=== PROVIDED MATERIAL ===

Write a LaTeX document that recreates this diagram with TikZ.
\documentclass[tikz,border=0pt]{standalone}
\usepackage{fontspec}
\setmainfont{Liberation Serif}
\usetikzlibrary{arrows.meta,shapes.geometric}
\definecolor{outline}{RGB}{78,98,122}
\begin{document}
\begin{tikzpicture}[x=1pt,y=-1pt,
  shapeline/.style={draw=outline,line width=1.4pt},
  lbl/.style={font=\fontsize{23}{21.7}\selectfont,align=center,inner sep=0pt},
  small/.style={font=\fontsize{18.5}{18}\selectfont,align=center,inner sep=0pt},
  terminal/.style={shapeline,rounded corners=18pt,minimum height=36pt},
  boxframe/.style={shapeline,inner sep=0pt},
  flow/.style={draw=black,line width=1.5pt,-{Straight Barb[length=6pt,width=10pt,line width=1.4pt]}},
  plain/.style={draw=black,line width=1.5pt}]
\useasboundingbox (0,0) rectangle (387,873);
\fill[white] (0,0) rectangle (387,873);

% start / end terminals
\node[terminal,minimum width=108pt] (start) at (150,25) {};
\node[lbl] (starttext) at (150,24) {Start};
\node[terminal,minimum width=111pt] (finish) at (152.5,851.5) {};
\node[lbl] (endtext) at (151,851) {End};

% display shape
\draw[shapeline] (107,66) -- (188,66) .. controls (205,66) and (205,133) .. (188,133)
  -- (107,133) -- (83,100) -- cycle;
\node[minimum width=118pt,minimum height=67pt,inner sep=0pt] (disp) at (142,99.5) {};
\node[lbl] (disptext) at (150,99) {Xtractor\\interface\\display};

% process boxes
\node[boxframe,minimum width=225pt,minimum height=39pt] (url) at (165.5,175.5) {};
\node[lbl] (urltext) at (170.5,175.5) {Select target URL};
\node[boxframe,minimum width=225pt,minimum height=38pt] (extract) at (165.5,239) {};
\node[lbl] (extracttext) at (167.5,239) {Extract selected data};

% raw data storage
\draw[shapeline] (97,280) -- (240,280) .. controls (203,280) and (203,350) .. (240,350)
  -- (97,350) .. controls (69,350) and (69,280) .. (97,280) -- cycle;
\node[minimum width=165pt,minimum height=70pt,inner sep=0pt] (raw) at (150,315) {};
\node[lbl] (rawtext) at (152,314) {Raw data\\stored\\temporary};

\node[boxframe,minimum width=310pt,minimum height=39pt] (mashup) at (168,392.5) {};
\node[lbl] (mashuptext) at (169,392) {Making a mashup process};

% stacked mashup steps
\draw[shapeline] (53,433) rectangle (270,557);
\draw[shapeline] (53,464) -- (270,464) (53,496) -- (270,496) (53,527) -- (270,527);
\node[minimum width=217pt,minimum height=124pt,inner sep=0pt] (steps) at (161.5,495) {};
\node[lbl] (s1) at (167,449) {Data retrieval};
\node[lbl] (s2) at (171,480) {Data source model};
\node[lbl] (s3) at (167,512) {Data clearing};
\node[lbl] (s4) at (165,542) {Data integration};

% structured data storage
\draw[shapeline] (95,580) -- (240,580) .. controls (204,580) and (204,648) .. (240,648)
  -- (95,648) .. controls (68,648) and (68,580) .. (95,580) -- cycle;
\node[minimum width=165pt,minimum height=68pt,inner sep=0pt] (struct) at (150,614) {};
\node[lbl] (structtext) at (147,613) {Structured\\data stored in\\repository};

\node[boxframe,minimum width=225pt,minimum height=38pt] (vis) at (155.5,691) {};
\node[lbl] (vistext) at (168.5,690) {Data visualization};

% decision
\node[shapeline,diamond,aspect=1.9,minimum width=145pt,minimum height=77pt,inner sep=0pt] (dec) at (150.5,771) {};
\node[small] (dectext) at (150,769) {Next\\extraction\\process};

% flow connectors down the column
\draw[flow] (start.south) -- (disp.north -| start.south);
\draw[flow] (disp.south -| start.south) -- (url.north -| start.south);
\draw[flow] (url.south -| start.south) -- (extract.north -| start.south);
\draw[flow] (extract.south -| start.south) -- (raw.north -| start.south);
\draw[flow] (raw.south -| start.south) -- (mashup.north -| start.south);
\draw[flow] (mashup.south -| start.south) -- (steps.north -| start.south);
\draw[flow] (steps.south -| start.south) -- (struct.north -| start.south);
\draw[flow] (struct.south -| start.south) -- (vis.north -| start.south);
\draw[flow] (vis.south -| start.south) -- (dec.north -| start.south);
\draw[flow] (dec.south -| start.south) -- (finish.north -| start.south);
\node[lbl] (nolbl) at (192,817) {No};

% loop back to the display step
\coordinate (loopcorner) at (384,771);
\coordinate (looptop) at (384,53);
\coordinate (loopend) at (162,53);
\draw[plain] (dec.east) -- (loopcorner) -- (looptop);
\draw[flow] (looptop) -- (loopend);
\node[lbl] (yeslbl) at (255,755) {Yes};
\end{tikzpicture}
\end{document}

===

STATED PROBLEM =>
Give back all the data exactly as written.

FULL OUTPUT =>
Write a LaTeX document that recreates this diagram with TikZ.
\documentclass[tikz,border=0pt]{standalone}
\usepackage{fontspec}
\setmainfont{Liberation Serif}
\usetikzlibrary{arrows.meta,shapes.geometric}
\definecolor{outline}{RGB}{78,98,122}
\begin{document}
\begin{tikzpicture}[x=1pt,y=-1pt,
  shapeline/.style={draw=outline,line width=1.4pt},
  lbl/.style={font=\fontsize{23}{21.7}\selectfont,align=center,inner sep=0pt},
  small/.style={font=\fontsize{18.5}{18}\selectfont,align=center,inner sep=0pt},
  terminal/.style={shapeline,rounded corners=18pt,minimum height=36pt},
  boxframe/.style={shapeline,inner sep=0pt},
  flow/.style={draw=black,line width=1.5pt,-{Straight Barb[length=6pt,width=10pt,line width=1.4pt]}},
  plain/.style={draw=black,line width=1.5pt}]
\useasboundingbox (0,0) rectangle (387,873);
\fill[white] (0,0) rectangle (387,873);

% start / end terminals
\node[terminal,minimum width=108pt] (start) at (150,25) {};
\node[lbl] (starttext) at (150,24) {Start};
\node[terminal,minimum width=111pt] (finish) at (152.5,851.5) {};
\node[lbl] (endtext) at (151,851) {End};

% display shape
\draw[shapeline] (107,66) -- (188,66) .. controls (205,66) and (205,133) .. (188,133)
  -- (107,133) -- (83,100) -- cycle;
\node[minimum width=118pt,minimum height=67pt,inner sep=0pt] (disp) at (142,99.5) {};
\node[lbl] (disptext) at (150,99) {Xtractor\\interface\\display};

% process boxes
\node[boxframe,minimum width=225pt,minimum height=39pt] (url) at (165.5,175.5) {};
\node[lbl] (urltext) at (170.5,175.5) {Select target URL};
\node[boxframe,minimum width=225pt,minimum height=38pt] (extract) at (165.5,239) {};
\node[lbl] (extracttext) at (167.5,239) {Extract selected data};

% raw data storage
\draw[shapeline] (97,280) -- (240,280) .. controls (203,280) and (203,350) .. (240,350)
  -- (97,350) .. controls (69,350) and (69,280) .. (97,280) -- cycle;
\node[minimum width=165pt,minimum height=70pt,inner sep=0pt] (raw) at (150,315) {};
\node[lbl] (rawtext) at (152,314) {Raw data\\stored\\temporary};

\node[boxframe,minimum width=310pt,minimum height=39pt] (mashup) at (168,392.5) {};
\node[lbl] (mashuptext) at (169,392) {Making a mashup process};

% stacked mashup steps
\draw[shapeline] (53,433) rectangle (270,557);
\draw[shapeline] (53,464) -- (270,464) (53,496) -- (270,496) (53,527) -- (270,527);
\node[minimum width=217pt,minimum height=124pt,inner sep=0pt] (steps) at (161.5,495) {};
\node[lbl] (s1) at (167,449) {Data retrieval};
\node[lbl] (s2) at (171,480) {Data source model};
\node[lbl] (s3) at (167,512) {Data clearing};
\node[lbl] (s4) at (165,542) {Data integration};

% structured data storage
\draw[shapeline] (95,580) -- (240,580) .. controls (204,580) and (204,648) .. (240,648)
  -- (95,648) .. controls (68,648) and (68,580) .. (95,580) -- cycle;
\node[minimum width=165pt,minimum height=68pt,inner sep=0pt] (struct) at (150,614) {};
\node[lbl] (structtext) at (147,613) {Structured\\data stored in\\repository};

\node[boxframe,minimum width=225pt,minimum height=38pt] (vis) at (155.5,691) {};
\node[lbl] (vistext) at (168.5,690) {Data visualization};

% decision
\node[shapeline,diamond,aspect=1.9,minimum width=145pt,minimum height=77pt,inner sep=0pt] (dec) at (150.5,771) {};
\node[small] (dectext) at (150,769) {Next\\extraction\\process};

% flow connectors down the column
\draw[flow] (start.south) -- (disp.north -| start.south);
\draw[flow] (disp.south -| start.south) -- (url.north -| start.south);
\draw[flow] (url.south -| start.south) -- (extract.north -| start.south);
\draw[flow] (extract.south -| start.south) -- (raw.north -| start.south);
\draw[flow] (raw.south -| start.south) -- (mashup.north -| start.south);
\draw[flow] (mashup.south -| start.south) -- (steps.north -| start.south);
\draw[flow] (steps.south -| start.south) -- (struct.north -| start.south);
\draw[flow] (struct.south -| start.south) -- (vis.north -| start.south);
\draw[flow] (vis.south -| start.south) -- (dec.north -| start.south);
\draw[flow] (dec.south -| start.south) -- (finish.north -| start.south);
\node[lbl] (nolbl) at (192,817) {No};

% loop back to the display step
\coordinate (loopcorner) at (384,771);
\coordinate (looptop) at (384,53);
\coordinate (loopend) at (162,53);
\draw[plain] (dec.east) -- (loopcorner) -- (looptop);
\draw[flow] (looptop) -- (loopend);
\node[lbl] (yeslbl) at (255,755) {Yes};
\end{tikzpicture}
\end{document}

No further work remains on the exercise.